TASK REQUIREMENTS: All the data below goes into the copy word for word, but the pictures don't.
— start SUPPLIED MATERIAL —
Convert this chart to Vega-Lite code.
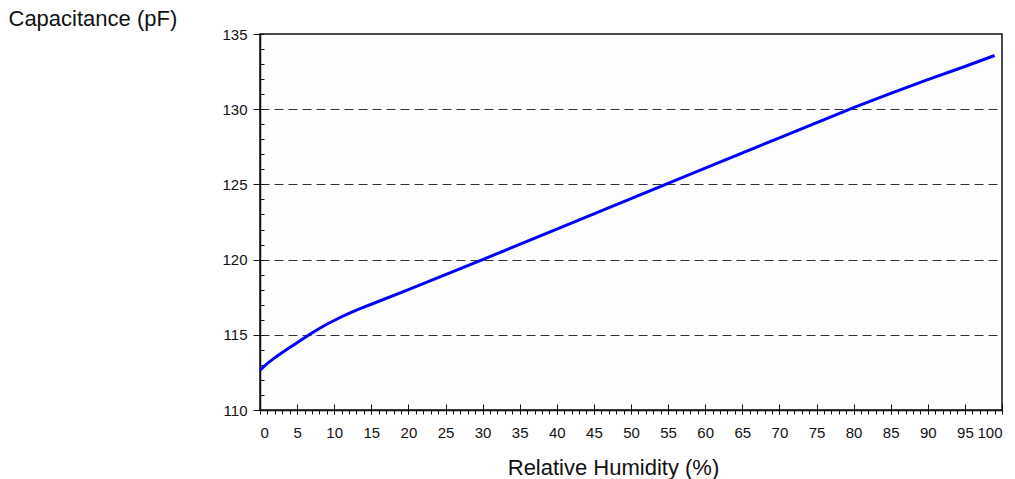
{
  "$schema": "https://vega.github.io/schema/vega-lite/v6.json",
  "width": 742,
  "height": 376,
  "autosize": {"type": "none"},
  "padding": {"left": 260, "top": 34, "right": 13, "bottom": 69},
  "background": "#ffffff",
  "config": {
    "view": {"stroke": "#111111", "strokeWidth": 1.5, "fill": "#fdfdfd"},
    "font": "Liberation Sans",
    "axis": {"labelFont": "Liberation Sans", "titleFont": "Liberation Sans", "labelColor": "#111111", "titleColor": "#111111", "tickColor": "#111111", "domainColor": "#111111", "titleFontWeight": "normal"}
  },
  "data": {
    "values": [
      {"rh": 0, "c": 112.65},
      {"rh": 1, "c": 113.1},
      {"rh": 2, "c": 113.48},
      {"rh": 3, "c": 113.82},
      {"rh": 4, "c": 114.15},
      {"rh": 5, "c": 114.47},
      {"rh": 6, "c": 114.8},
      {"rh": 7, "c": 115.12},
      {"rh": 8, "c": 115.42},
      {"rh": 9, "c": 115.7},
      {"rh": 10, "c": 115.95},
      {"rh": 11, "c": 116.2},
      {"rh": 12, "c": 116.43},
      {"rh": 13, "c": 116.64},
      {"rh": 14, "c": 116.84},
      {"rh": 15, "c": 117.03},
      {"rh": 20, "c": 118.0},
      {"rh": 30, "c": 120.0},
      {"rh": 40, "c": 122.03},
      {"rh": 50, "c": 124.06},
      {"rh": 60, "c": 126.08},
      {"rh": 70, "c": 128.1},
      {"rh": 80, "c": 130.1},
      {"rh": 85, "c": 131.05},
      {"rh": 90, "c": 131.97},
      {"rh": 95, "c": 132.84},
      {"rh": 99, "c": 133.57}
    ]
  },
  "resolve": {"axis": {"x": "independent", "y": "independent"}},
  "layer": [
    {
      "mark": {"type": "line", "opacity": 0},
      "encoding": {
        "x": {"field": "rh", "type": "quantitative", "scale": {"domain": [0, 100], "nice": false},
          "axis": {"orient": "bottom", "values": [0,1,2,3,4,5,6,7,8,9,10,11,12,13,14,15,16,17,18,19,20,21,22,23,24,25,26,27,28,29,30,31,32,33,34,35,36,37,38,39,40,41,42,43,44,45,46,47,48,49,50,51,52,53,54,55,56,57,58,59,60,61,62,63,64,65,66,67,68,69,70,71,72,73,74,75,76,77,78,79,80,81,82,83,84,85,86,87,88,89,90,91,92,93,94,95,96,97,98,99,100], "tickSize": 4, "labels": false, "domain": false, "grid": false, "title": null}},
        "y": {"field": "c", "type": "quantitative", "scale": {"domain": [110, 135], "nice": false, "zero": false},
          "axis": {"orient": "left", "values": [115, 120, 125, 130], "grid": true, "gridDash": [9, 5], "gridColor": "#333333", "gridWidth": 1.2, "ticks": false, "labels": false, "domain": false, "title": null}}
      }
    },
    {
      "mark": {"type": "line", "opacity": 0},
      "encoding": {
        "x": {"field": "rh", "type": "quantitative",
          "axis": {"orient": "bottom", "values": [0,5,10,15,20,25,30,35,40,45,50,55,60,65,70,75,80,85,90,95,100], "tickSize": -6, "labels": false, "domain": false, "grid": false, "title": null}},
        "y": {"field": "c", "type": "quantitative",
          "axis": {"orient": "left", "values": [110,111,112,113,114,115,116,117,118,119,120,121,122,123,124,125,126,127,128,129,130,131,132,133,134,135], "tickSize": -4, "labels": false, "domain": false, "grid": false, "title": null}}
      }
    },
    {
      "mark": {"type": "line", "color": "#0000ff", "strokeWidth": 3},
      "encoding": {
        "x": {"field": "rh", "type": "quantitative",
          "axis": {"orient": "bottom", "values": [0,5,10,15,20,25,30,35,40,45,50,55,60,65,70,75,80,85,90,95,100], "tickSize": 4, "labelFontSize": 15, "labelPadding": 11, "domainWidth": 1.5, "grid": false,
            "title": "Relative Humidity (%)", "titleFontSize": 22, "titleX": 353, "titleY": 64, "titleBaseline": "alphabetic", "titleAlign": "center"}},
        "y": {"field": "c", "type": "quantitative",
          "axis": {"orient": "left", "values": [110,115,120,125,130,135], "tickSize": 7, "labelFontSize": 15, "labelPadding": 6, "domainWidth": 1.5, "grid": false,
            "title": "Capacitance (pF)", "titleFontSize": 22, "titleAngle": 0, "titleAlign": "left", "titleBaseline": "alphabetic", "titleX": -252, "titleY": -9}}
      }
    }
  ]
}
— end SUPPLIED MATERIAL —
RIGHT ANSWER:
Convert this chart to Vega-Lite code.
{
  "$schema": "https://vega.github.io/schema/vega-lite/v6.json",
  "width": 742,
  "height": 376,
  "autosize": {"type": "none"},
  "padding": {"left": 260, "top": 34, "right": 13, "bottom": 69},
  "background": "#ffffff",
  "config": {
    "view": {"stroke": "#111111", "strokeWidth": 1.5, "fill": "#fdfdfd"},
    "font": "Liberation Sans",
    "axis": {"labelFont": "Liberation Sans", "titleFont": "Liberation Sans", "labelColor": "#111111", "titleColor": "#111111", "tickColor": "#111111", "domainColor": "#111111", "titleFontWeight": "normal"}
  },
  "data": {
    "values": [
      {"rh": 0, "c": 112.65},
      {"rh": 1, "c": 113.1},
      {"rh": 2, "c": 113.48},
      {"rh": 3, "c": 113.82},
      {"rh": 4, "c": 114.15},
      {"rh": 5, "c": 114.47},
      {"rh": 6, "c": 114.8},
      {"rh": 7, "c": 115.12},
      {"rh": 8, "c": 115.42},
      {"rh": 9, "c": 115.7},
      {"rh": 10, "c": 115.95},
      {"rh": 11, "c": 116.2},
      {"rh": 12, "c": 116.43},
      {"rh": 13, "c": 116.64},
      {"rh": 14, "c": 116.84},
      {"rh": 15, "c": 117.03},
      {"rh": 20, "c": 118.0},
      {"rh": 30, "c": 120.0},
      {"rh": 40, "c": 122.03},
      {"rh": 50, "c": 124.06},
      {"rh": 60, "c": 126.08},
      {"rh": 70, "c": 128.1},
      {"rh": 80, "c": 130.1},
      {"rh": 85, "c": 131.05},
      {"rh": 90, "c": 131.97},
      {"rh": 95, "c": 132.84},
      {"rh": 99, "c": 133.57}
    ]
  },
  "resolve": {"axis": {"x": "independent", "y": "independent"}},
  "layer": [
    {
      "mark": {"type": "line", "opacity": 0},
      "encoding": {
        "x": {"field": "rh", "type": "quantitative", "scale": {"domain": [0, 100], "nice": false},
          "axis": {"orient": "bottom", "values": [0,1,2,3,4,5,6,7,8,9,10,11,12,13,14,15,16,17,18,19,20,21,22,23,24,25,26,27,28,29,30,31,32,33,34,35,36,37,38,39,40,41,42,43,44,45,46,47,48,49,50,51,52,53,54,55,56,57,58,59,60,61,62,63,64,65,66,67,68,69,70,71,72,73,74,75,76,77,78,79,80,81,82,83,84,85,86,87,88,89,90,91,92,93,94,95,96,97,98,99,100], "tickSize": 4, "labels": false, "domain": false, "grid": false, "title": null}},
        "y": {"field": "c", "type": "quantitative", "scale": {"domain": [110, 135], "nice": false, "zero": false},
          "axis": {"orient": "left", "values": [115, 120, 125, 130], "grid": true, "gridDash": [9, 5], "gridColor": "#333333", "gridWidth": 1.2, "ticks": false, "labels": false, "domain": false, "title": null}}
      }
    },
    {
      "mark": {"type": "line", "opacity": 0},
      "encoding": {
        "x": {"field": "rh", "type": "quantitative",
          "axis": {"orient": "bottom", "values": [0,5,10,15,20,25,30,35,40,45,50,55,60,65,70,75,80,85,90,95,100], "tickSize": -6, "labels": false, "domain": false, "grid": false, "title": null}},
        "y": {"field": "c", "type": "quantitative",
          "axis": {"orient": "left", "values": [110,111,112,113,114,115,116,117,118,119,120,121,122,123,124,125,126,127,128,129,130,131,132,133,134,135], "tickSize": -4, "labels": false, "domain": false, "grid": false, "title": null}}
      }
    },
    {
      "mark": {"type": "line", "color": "#0000ff", "strokeWidth": 3},
      "encoding": {
        "x": {"field": "rh", "type": "quantitative",
          "axis": {"orient": "bottom", "values": [0,5,10,15,20,25,30,35,40,45,50,55,60,65,70,75,80,85,90,95,100], "tickSize": 4, "labelFontSize": 15, "labelPadding": 11, "domainWidth": 1.5, "grid": false,
            "title": "Relative Humidity (%)", "titleFontSize": 22, "titleX": 353, "titleY": 64, "titleBaseline": "alphabetic", "titleAlign": "center"}},
        "y": {"field": "c", "type": "quantitative",
          "axis": {"orient": "left", "values": [110,115,120,125,130,135], "tickSize": 7, "labelFontSize": 15, "labelPadding": 6, "domainWidth": 1.5, "grid": false,
            "title": "Capacitance (pF)", "titleFontSize": 22, "titleAngle": 0, "titleAlign": "left", "titleBaseline": "alphabetic", "titleX": -252, "titleY": -9}}
      }
    }
  ]
}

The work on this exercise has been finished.